Data provided:

== == ==

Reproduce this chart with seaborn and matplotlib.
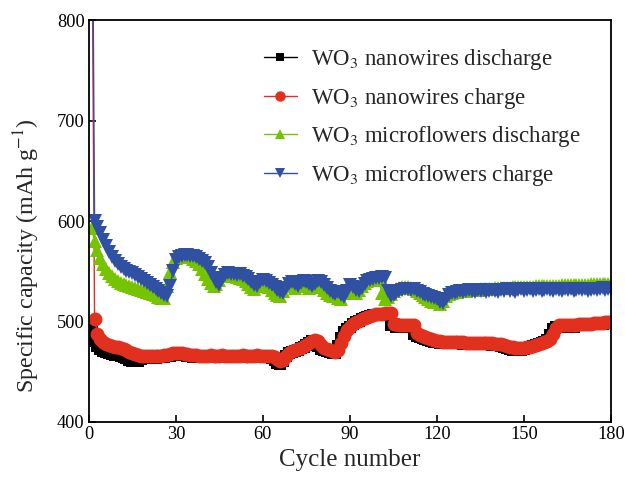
import matplotlib
matplotlib.use("Agg")
import matplotlib.pyplot as plt
import seaborn as sns
import numpy as np
import pandas as pd

cycles = list(range(1, 181))

nano_discharge = [
    492, 481, 476, 473, 471, 470, 469, 468, 467, 467,
    466, 465, 464, 462, 461, 461, 461, 463, 464, 464,
    464, 464, 464, 465, 465, 465, 466, 466, 467, 467,
    467, 467, 467, 466, 466, 465, 465, 465, 465, 465,
    465, 465, 465, 465, 465, 465, 465, 465, 465, 465,
    465, 465, 465, 465, 465, 465, 465, 465, 465, 465,
    465, 465, 464, 462, 459, 458, 461, 466, 469, 470,
    471, 472, 474, 475, 477, 479, 481, 480, 476, 473,
    472, 471, 470, 469, 469, 476, 484, 490, 493, 495,
    497, 499, 500, 502, 503, 504, 505, 506, 506, 506,
    507, 507, 507, 496, 496, 495, 495, 495, 495, 495,
    495, 488, 486, 485, 484, 483, 482, 481, 480, 480,
    479, 479, 479, 479, 479, 479, 479, 479, 478, 478,
    478, 478, 478, 478, 478, 478, 478, 478, 477, 477,
    477, 476, 475, 474, 473, 472, 472, 472, 472, 473,
    474, 475, 476, 477, 478, 479, 480, 482, 487, 493,
    495, 495, 495, 495, 495, 495, 495, 496, 496, 496,
    496, 496, 497, 497, 497, 497, 497, 498, 498, 498,
]

nano_charge = [
    950, 502, 488, 483, 480, 478, 477, 476, 475, 475,
    474, 473, 472, 470, 469, 468, 467, 466, 466, 466,
    466, 466, 466, 466, 466, 467, 467, 468, 469, 469,
    469, 469, 468, 468, 467, 467, 467, 466, 466, 466,
    466, 467, 466, 466, 466, 467, 466, 466, 466, 466,
    466, 466, 467, 466, 466, 466, 466, 467, 466, 466,
    466, 466, 466, 465, 463, 461, 462, 466, 469, 471,
    472, 473, 474, 476, 477, 479, 481, 482, 481, 477,
    474, 473, 472, 471, 470, 472, 479, 486, 492, 495,
    497, 499, 500, 502, 503, 504, 505, 506, 507, 507,
    507, 508, 508, 508, 497, 497, 496, 496, 496, 496,
    496, 496, 489, 487, 486, 485, 484, 483, 482, 481,
    481, 480, 480, 480, 480, 480, 480, 480, 480, 479,
    479, 479, 479, 479, 479, 479, 479, 479, 479, 478,
    478, 478, 477, 476, 475, 475, 474, 474, 474, 474,
    475, 475, 476, 477, 478, 479, 480, 481, 483, 488,
    494, 496, 496, 496, 496, 496, 496, 496, 497, 497,
    497, 497, 497, 498, 498, 498, 498, 499, 499, 499,
]

micro_discharge = [
    593, 580, 571, 563, 557, 552, 548, 545, 542, 540,
    538, 537, 536, 535, 534, 533, 532, 531, 530, 529,
    528, 527, 526, 524, 523, 523, 535, 549, 559, 563,
    565, 565, 565, 564, 564, 562, 560, 557, 552, 547,
    542, 538, 535, 537, 541, 545, 546, 546, 545, 545,
    544, 543, 542, 540, 537, 534, 532, 535, 538, 539,
    537, 534, 531, 528, 526, 525, 530, 535, 537, 535,
    533, 536, 538, 537, 535, 533, 535, 538, 537, 534,
    531, 528, 526, 525, 527, 523, 522, 528, 534, 532,
    529, 528, 531, 535, 538, 540, 541, 542, 542, 541,
    528, 522, 524, 527, 530, 532, 533, 534, 534, 534,
    533, 532, 530, 528, 526, 524, 522, 520, 519, 519,
    517, 520, 525, 527, 528, 529, 529, 530, 530, 530,
    531, 531, 531, 531, 532, 532, 532, 532, 532, 533,
    533, 533, 533, 533, 533, 534, 534, 534, 534, 534,
    534, 534, 534, 535, 535, 535, 535, 535, 535, 535,
    535, 535, 536, 536, 536, 536, 536, 536, 536, 536,
    536, 536, 537, 537, 537, 537, 537, 537, 537, 537,
]

micro_charge = [
    1050, 600, 594, 588, 581, 575, 569, 564, 560, 557,
    554, 552, 550, 549, 548, 546, 544, 542, 540, 538,
    536, 534, 532, 530, 528, 526, 525, 535, 550, 561,
    564, 565, 566, 566, 565, 565, 564, 562, 560, 558,
    554, 548, 543, 539, 536, 542, 546, 548, 547, 547,
    546, 547, 545, 544, 542, 539, 536, 535, 539, 541,
    540, 538, 536, 534, 531, 529, 528, 533, 537, 539,
    537, 535, 538, 540, 539, 537, 535, 537, 540, 539,
    536, 533, 530, 528, 527, 529, 526, 524, 530, 536,
    534, 531, 530, 533, 537, 540, 541, 542, 543, 543,
    544, 543, 530, 525, 526, 528, 530, 531, 532, 532,
    531, 532, 530, 529, 527, 526, 525, 524, 523, 522,
    519, 518, 522, 526, 528, 528, 529, 530, 529, 530,
    531, 530, 529, 531, 530, 531, 529, 530, 531, 530,
    529, 531, 530, 532, 530, 531, 529, 531, 532, 530,
    531, 532, 530, 531, 532, 530, 531, 532, 531, 530,
    532, 531, 530, 532, 531, 532, 530, 531, 532, 531,
    532, 530, 531, 532, 531, 532, 533, 531, 532, 532,
]

labels = [
    "WO$_3$ nanowires discharge",
    "WO$_3$ nanowires charge",
    "WO$_3$ microflowers discharge",
    "WO$_3$ microflowers charge",
]
x_ticks = [0, 30, 60, 90, 120, 150, 180]
y_ticks = [400, 500, 600, 700, 800]

sns.set_theme(style="white")
plt.rcParams["font.family"] = ["Liberation Serif", "DejaVu Serif"]
plt.rcParams["mathtext.fontset"] = "stix"

fig = plt.figure(figsize=(6.25, 4.8), dpi=100)
ax = fig.add_axes([0.142, 0.121, 0.836, 0.837])

series = [
    (nano_discharge, "#000000", "s", 8.5),
    (nano_charge, "#e2301f", "o", 10.0),
    (micro_discharge, "#76c400", "^", 10.5),
    (micro_charge, "#3050a4", "v", 10.5),
]
for (vals, col, mk, ms), lab in zip(series, labels):
    df = pd.DataFrame({"cycle": cycles, "cap": vals})
    sns.lineplot(data=df, x="cycle", y="cap", ax=ax, color=col, marker=mk,
                 markersize=ms, markeredgewidth=0, linewidth=1.0, label=lab,
                 clip_on=True)

ax.set_xlim(0, 180)
ax.set_ylim(400, 800)
ax.set_xticks(x_ticks)
ax.set_yticks(y_ticks)
ax.tick_params(axis="both", direction="in", length=5, width=1.2,
               labelsize=13.2, colors="black", pad=3,
               bottom=True, left=True, top=False, right=False)
for sp in ax.spines.values():
    sp.set_color("black")
    sp.set_linewidth(1.3)
ax.set_xlabel("Cycle number", fontsize=18, labelpad=4)
ax.set_ylabel("Specific capacity (mAh g$^{-1}$)", fontsize=17.3)
ax.yaxis.set_label_coords(-0.089, 0.415)
ax.grid(False)

leg = ax.legend(loc="upper left", bbox_to_anchor=(0.313, 0.962), frameon=False,
                fontsize=16.5, labelspacing=0.6, handlelength=1.45,
                handletextpad=0.6, borderpad=0, markerscale=0.75)

fig.savefig("out.png", dpi=100)
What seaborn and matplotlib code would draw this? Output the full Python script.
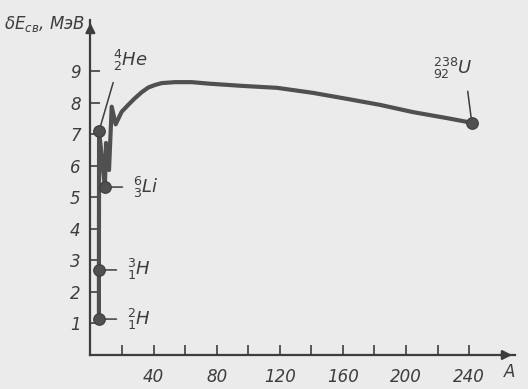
import matplotlib

matplotlib.use("Agg")
import matplotlib.pyplot as plt
import pandas as pd
import seaborn as sns

# binding energy per nucleon curve (A, MeV)
curve_a = [5.4, 5.4, 5.5, 9.2, 9.9, 11.8, 13.5, 16.0, 19.8, 24.0, 28.2, 32.5, 36.7,
           40.9, 45.2, 53.6, 64.2, 75.7, 96.6, 118.2, 141.0, 162.5, 183.4, 204.3,
           225.8, 241.7]
curve_e = [1.14, 2.70, 7.11, 5.33, 6.73, 5.87, 7.88, 7.32, 7.72, 7.94, 8.15, 8.34, 8.49,
           8.57, 8.63, 8.66, 8.66, 8.61, 8.54, 8.48, 8.32, 8.13, 7.94, 7.71,
           7.52, 7.37]

# marked nuclides
nuc_a = [5.4, 5.4, 5.5, 9.2, 241.7]
nuc_e = [1.14, 2.70, 7.11, 5.33, 7.37]
nuc_labels = [r"${}^{2}_{1}H$", r"${}^{3}_{1}H$", r"${}^{4}_{2}He$",
              r"${}^{6}_{3}Li$", r"${}^{238}_{92}U$"]

y_ticks = [1, 2, 3, 4, 5, 6, 7, 8, 9]
x_ticks = [20, 40, 60, 80, 100, 120, 140, 160, 180, 200, 220, 240]
x_tick_labels = ["", "40", "", "80", "", "120", "", "160", "", "200", "", "240"]

INK = "#3d3d3d"
PAPER = "#ebebeb"

sns.set_theme(style="ticks")
plt.rcParams["font.family"] = ["DejaVu Sans"]
plt.rcParams["mathtext.fontset"] = "dejavusans"

fig = plt.figure(figsize=(5.28, 3.89), dpi=100, facecolor=PAPER)
ax = fig.add_axes([0.1712, 0.0874, 0.804, 0.861])
ax.set_facecolor(PAPER)

df = pd.DataFrame({"A": curve_a, "E": curve_e})
sns.lineplot(data=df, x="A", y="E", sort=False, estimator=None,
             color="#505050", lw=3, ax=ax)
sns.scatterplot(x=nuc_a, y=nuc_e, s=70, color="#505050", edgecolor=INK,
                linewidth=0.8, zorder=5, ax=ax)

ax.set_xlim(0, 269)
ax.set_ylim(0, 10.63)

# axes drawn like the book: two arrows
for side in ["top", "right"]:
    ax.spines[side].set_visible(False)
for side in ["left", "bottom"]:
    ax.spines[side].set_color(INK)
    ax.spines[side].set_linewidth(1.6)
ax.annotate("", xy=(1.0, 0), xytext=(0.96, 0), xycoords="axes fraction",
            arrowprops=dict(arrowstyle="-|>", color=INK, lw=1.6, mutation_scale=14))
ax.annotate("", xy=(0, 1.0), xytext=(0, 0.96), xycoords="axes fraction",
            arrowprops=dict(arrowstyle="-|>", color=INK, lw=1.6, mutation_scale=14))

ax.set_yticks(y_ticks)
ax.set_yticklabels([str(v) for v in y_ticks])
ax.set_xticks(x_ticks)
ax.set_xticklabels(x_tick_labels)
ax.tick_params(axis="both", direction="in", length=7, width=1.2, color=INK,
               labelcolor=INK, labelsize=12)
ax.tick_params(axis="y", pad=7)
ax.tick_params(axis="x", pad=9)
for lab in ax.get_xticklabels() + ax.get_yticklabels():
    lab.set_fontstyle("italic")
ax.set_xlabel("")
ax.set_ylabel("")

# nuclide labels with leader lines (offsets in points)
offsets = [(20, 0), (20, 0), (10, 42), (20, 0), (-14, 30)]
rel = [(0, 0.5), (0, 0.5), (0.1, 0.05), (0, 0.5), (0.85, 0.05)]
aligns = [("left", "center"), ("left", "center"), ("left", "bottom"),
          ("left", "center"), ("center", "bottom")]
for a, e, lab, off, rp, (ha, va) in zip(nuc_a, nuc_e, nuc_labels, offsets, rel, aligns):
    ax.annotate(lab, xy=(a, e), xytext=off, textcoords="offset points",
                ha=ha, va=va, fontsize=13, color=INK,
                arrowprops=dict(arrowstyle="-", color=INK, lw=1.1,
                                relpos=rp, shrinkA=5, shrinkB=0))

fig.text(0.008, 0.925, r"$\delta E_{св}$, МэВ", fontsize=12, color=INK,
         fontstyle="italic")
fig.text(0.955, 0.03, "A", fontsize=12, color=INK, fontstyle="italic")

fig.savefig("out.png", dpi=100, facecolor=PAPER)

== == ==

Task instructions: Can the lines from the start of the records through the line with "cycles = list(range(1, 181))" be given again exactly, with the pictures left out?

Result of the exercise:
Reproduce this chart with seaborn and matplotlib.
import matplotlib
matplotlib.use("Agg")
import matplotlib.pyplot as plt
import seaborn as sns
import numpy as np
import pandas as pd

cycles = list(range(1, 181))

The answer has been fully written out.